**THE PROBLEM:** From the listing below, output the lines between the one with "Output the Python" and the one with "delays = ['0', '6', '18']", including those two, and nothing else. Pictures are not copied.
* BEGIN PROVIDED MATERIAL *
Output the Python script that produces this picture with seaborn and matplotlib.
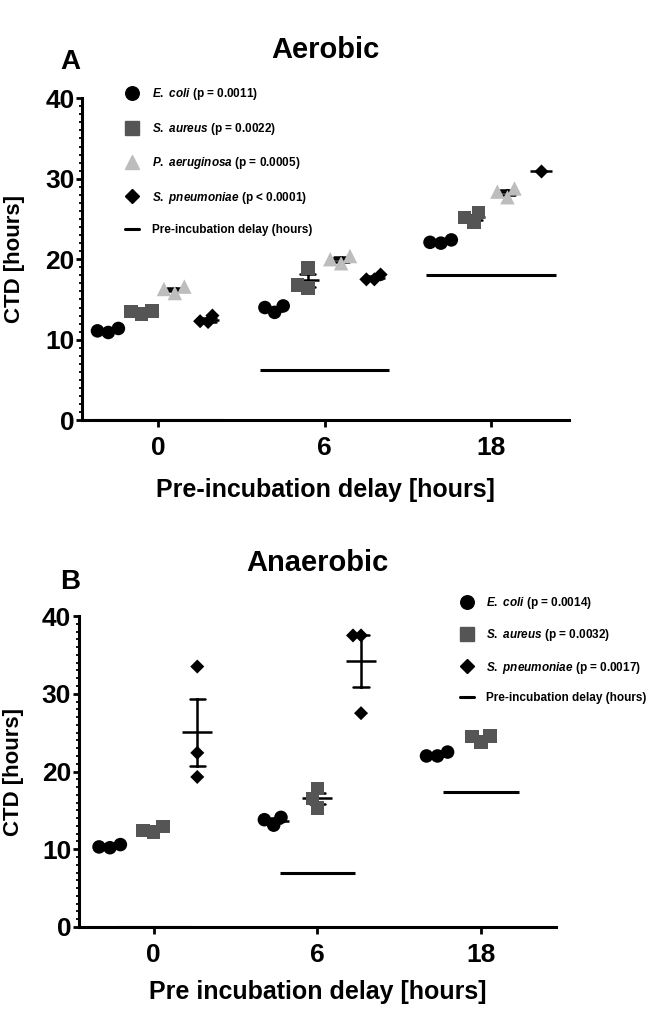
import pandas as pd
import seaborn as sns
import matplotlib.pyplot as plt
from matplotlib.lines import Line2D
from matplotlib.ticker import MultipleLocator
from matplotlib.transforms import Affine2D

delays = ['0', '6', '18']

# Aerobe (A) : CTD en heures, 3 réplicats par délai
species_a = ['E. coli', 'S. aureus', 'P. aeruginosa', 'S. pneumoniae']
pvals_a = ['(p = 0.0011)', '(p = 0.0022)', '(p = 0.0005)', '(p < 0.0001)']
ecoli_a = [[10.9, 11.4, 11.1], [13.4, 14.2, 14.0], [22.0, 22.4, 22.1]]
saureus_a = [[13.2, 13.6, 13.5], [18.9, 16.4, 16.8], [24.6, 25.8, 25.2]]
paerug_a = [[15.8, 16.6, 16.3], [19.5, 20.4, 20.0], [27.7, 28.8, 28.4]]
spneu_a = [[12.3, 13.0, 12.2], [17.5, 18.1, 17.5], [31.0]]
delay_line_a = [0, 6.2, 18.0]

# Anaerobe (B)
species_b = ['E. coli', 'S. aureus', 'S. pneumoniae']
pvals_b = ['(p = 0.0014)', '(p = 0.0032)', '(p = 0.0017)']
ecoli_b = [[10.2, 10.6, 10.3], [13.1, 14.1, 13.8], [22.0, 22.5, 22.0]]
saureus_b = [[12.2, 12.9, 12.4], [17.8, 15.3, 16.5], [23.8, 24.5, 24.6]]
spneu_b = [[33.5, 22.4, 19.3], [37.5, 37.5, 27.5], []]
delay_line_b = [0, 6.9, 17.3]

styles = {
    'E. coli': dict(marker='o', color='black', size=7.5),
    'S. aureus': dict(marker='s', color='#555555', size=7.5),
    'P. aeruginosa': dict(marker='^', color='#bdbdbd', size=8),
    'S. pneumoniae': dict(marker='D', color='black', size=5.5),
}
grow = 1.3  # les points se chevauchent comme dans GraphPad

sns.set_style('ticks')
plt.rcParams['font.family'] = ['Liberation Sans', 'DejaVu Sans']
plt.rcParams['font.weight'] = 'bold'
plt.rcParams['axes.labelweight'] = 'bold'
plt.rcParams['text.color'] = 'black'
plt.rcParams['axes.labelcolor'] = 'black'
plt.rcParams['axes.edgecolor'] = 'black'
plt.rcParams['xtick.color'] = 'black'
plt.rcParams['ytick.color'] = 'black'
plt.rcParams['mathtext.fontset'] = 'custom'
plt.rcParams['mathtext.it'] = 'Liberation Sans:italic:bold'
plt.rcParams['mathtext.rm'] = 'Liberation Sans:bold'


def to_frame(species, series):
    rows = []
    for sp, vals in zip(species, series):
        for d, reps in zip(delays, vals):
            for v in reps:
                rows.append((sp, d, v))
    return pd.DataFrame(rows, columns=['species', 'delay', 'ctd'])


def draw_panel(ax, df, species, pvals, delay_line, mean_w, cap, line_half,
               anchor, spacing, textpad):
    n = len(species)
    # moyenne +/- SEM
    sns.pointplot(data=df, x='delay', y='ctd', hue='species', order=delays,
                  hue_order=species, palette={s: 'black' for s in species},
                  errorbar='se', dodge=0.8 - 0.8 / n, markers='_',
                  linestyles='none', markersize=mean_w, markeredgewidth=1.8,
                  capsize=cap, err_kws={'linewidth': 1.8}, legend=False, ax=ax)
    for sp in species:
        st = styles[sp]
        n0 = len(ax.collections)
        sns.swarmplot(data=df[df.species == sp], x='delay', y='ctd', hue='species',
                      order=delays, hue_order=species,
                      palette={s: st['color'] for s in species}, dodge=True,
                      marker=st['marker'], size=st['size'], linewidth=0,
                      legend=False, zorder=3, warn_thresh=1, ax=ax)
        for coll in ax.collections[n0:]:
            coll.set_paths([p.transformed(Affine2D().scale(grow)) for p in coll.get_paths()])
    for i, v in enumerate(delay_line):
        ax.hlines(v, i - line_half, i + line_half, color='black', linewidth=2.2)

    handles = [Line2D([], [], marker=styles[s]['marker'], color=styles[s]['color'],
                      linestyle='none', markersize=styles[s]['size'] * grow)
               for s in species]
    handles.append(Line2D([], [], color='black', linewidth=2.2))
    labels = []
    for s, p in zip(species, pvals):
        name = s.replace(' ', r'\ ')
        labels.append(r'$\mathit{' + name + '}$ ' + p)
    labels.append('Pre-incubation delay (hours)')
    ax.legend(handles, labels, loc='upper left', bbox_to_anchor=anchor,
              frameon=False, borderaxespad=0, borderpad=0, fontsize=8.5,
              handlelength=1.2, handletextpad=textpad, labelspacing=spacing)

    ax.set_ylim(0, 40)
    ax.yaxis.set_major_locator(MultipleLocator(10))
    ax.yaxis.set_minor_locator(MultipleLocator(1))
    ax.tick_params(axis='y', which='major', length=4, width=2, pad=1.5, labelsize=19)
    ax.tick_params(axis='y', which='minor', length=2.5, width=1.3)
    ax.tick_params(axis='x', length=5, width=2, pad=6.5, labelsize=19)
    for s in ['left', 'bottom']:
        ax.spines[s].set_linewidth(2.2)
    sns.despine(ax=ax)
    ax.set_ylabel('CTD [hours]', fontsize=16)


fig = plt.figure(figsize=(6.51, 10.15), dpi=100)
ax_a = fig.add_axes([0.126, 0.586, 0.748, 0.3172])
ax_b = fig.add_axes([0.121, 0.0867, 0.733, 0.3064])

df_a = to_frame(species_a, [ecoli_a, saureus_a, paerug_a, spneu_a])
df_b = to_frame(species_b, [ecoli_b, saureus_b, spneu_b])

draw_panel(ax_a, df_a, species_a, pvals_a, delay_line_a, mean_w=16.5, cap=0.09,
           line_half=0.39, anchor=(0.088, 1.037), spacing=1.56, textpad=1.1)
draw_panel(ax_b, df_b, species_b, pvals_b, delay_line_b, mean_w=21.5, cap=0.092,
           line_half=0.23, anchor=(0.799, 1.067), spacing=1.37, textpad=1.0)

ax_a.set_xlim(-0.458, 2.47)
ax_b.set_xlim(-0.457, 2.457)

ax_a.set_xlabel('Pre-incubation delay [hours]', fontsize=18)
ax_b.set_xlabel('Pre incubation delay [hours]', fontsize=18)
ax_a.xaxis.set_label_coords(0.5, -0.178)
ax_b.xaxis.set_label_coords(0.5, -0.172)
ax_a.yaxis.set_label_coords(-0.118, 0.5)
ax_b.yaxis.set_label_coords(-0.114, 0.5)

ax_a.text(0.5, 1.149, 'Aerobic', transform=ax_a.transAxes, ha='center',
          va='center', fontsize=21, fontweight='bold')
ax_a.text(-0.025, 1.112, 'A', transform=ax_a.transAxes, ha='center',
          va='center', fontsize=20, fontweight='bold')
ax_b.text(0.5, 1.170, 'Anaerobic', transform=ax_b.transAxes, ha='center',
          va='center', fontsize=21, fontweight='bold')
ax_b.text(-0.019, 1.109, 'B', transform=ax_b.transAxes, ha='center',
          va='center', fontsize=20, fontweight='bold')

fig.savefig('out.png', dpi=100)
* END PROVIDED MATERIAL *
* BEGIN PROVIDED MATERIAL *
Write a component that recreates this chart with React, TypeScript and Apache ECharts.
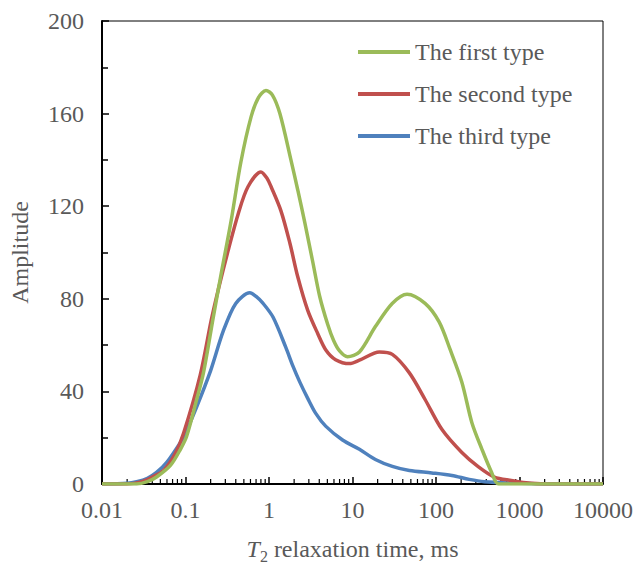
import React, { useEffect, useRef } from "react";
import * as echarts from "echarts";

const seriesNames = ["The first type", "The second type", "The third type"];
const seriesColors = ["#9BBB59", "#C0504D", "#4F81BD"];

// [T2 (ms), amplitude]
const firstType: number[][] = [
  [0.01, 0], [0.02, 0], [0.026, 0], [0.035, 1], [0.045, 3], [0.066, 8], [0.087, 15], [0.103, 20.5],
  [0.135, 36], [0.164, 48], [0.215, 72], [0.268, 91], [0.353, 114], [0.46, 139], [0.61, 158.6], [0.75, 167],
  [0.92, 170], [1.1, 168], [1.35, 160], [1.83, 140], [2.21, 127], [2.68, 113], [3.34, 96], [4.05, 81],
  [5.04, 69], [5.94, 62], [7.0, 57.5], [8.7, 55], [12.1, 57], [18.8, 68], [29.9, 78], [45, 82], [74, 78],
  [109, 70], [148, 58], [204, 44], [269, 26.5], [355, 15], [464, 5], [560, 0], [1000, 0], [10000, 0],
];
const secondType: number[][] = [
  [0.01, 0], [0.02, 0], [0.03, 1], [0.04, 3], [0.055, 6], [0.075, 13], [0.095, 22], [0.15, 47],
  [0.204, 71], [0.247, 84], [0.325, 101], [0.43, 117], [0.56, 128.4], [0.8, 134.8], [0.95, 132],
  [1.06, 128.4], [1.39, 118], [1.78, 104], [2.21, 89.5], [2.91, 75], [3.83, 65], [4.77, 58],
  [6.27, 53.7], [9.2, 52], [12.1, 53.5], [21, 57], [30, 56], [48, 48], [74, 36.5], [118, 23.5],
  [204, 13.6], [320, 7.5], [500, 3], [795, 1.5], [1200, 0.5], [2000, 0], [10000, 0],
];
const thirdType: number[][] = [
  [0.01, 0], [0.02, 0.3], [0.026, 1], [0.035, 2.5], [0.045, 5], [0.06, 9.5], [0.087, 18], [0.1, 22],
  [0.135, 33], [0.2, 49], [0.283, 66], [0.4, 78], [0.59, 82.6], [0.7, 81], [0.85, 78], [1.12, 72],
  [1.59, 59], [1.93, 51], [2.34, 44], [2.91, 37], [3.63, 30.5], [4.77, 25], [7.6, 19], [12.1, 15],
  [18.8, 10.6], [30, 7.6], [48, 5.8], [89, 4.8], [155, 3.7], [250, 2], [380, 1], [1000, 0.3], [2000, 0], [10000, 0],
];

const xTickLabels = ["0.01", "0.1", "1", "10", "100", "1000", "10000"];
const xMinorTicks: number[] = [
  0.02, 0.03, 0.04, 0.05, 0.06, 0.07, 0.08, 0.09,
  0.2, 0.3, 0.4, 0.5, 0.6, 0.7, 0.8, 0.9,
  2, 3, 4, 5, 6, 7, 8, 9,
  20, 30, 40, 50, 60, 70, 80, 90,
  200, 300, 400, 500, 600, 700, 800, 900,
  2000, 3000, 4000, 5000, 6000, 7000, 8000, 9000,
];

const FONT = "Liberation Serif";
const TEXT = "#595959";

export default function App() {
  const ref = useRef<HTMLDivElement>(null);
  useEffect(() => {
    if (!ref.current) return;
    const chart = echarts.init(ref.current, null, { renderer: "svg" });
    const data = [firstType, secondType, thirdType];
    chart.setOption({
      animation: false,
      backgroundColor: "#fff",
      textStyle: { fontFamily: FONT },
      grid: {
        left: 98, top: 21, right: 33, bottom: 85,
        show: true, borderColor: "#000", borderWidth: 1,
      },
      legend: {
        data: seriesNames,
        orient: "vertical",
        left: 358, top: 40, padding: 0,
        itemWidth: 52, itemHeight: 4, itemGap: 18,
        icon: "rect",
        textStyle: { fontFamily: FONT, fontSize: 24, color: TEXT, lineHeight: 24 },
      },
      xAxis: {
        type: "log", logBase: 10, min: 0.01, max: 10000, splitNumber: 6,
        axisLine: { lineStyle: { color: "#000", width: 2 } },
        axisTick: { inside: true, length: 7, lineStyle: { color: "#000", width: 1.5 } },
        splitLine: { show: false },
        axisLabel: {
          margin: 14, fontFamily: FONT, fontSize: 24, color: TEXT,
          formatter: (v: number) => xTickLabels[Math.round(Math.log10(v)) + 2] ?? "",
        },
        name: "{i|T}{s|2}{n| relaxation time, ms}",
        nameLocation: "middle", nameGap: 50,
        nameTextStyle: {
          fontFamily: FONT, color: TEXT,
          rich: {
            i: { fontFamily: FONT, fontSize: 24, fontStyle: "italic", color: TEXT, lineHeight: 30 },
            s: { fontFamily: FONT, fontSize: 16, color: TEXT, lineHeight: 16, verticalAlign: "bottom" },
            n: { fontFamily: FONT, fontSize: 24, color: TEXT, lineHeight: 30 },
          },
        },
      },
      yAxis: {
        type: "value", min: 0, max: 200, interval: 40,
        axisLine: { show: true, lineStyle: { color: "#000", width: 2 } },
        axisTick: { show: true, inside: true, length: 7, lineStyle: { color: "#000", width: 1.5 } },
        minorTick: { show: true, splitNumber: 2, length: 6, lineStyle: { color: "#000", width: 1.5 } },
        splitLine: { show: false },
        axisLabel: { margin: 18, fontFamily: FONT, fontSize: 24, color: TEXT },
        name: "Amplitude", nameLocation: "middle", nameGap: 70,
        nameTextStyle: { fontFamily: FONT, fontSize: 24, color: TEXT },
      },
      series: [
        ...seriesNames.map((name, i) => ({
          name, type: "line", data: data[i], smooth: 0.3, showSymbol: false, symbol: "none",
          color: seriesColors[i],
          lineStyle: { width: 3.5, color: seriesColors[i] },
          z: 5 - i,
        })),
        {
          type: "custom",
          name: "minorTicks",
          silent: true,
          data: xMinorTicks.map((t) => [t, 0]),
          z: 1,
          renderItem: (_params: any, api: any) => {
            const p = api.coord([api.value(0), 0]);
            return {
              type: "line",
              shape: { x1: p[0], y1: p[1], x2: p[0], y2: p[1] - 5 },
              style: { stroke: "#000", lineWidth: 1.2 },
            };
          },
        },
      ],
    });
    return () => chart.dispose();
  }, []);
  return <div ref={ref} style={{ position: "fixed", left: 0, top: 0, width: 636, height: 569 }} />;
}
* END PROVIDED MATERIAL *
**SOLUTION TO THE EXERCISE:**
Output the Python script that produces this picture with seaborn and matplotlib.
import pandas as pd
import seaborn as sns
import matplotlib.pyplot as plt
from matplotlib.lines import Line2D
from matplotlib.ticker import MultipleLocator
from matplotlib.transforms import Affine2D

delays = ['0', '6', '18']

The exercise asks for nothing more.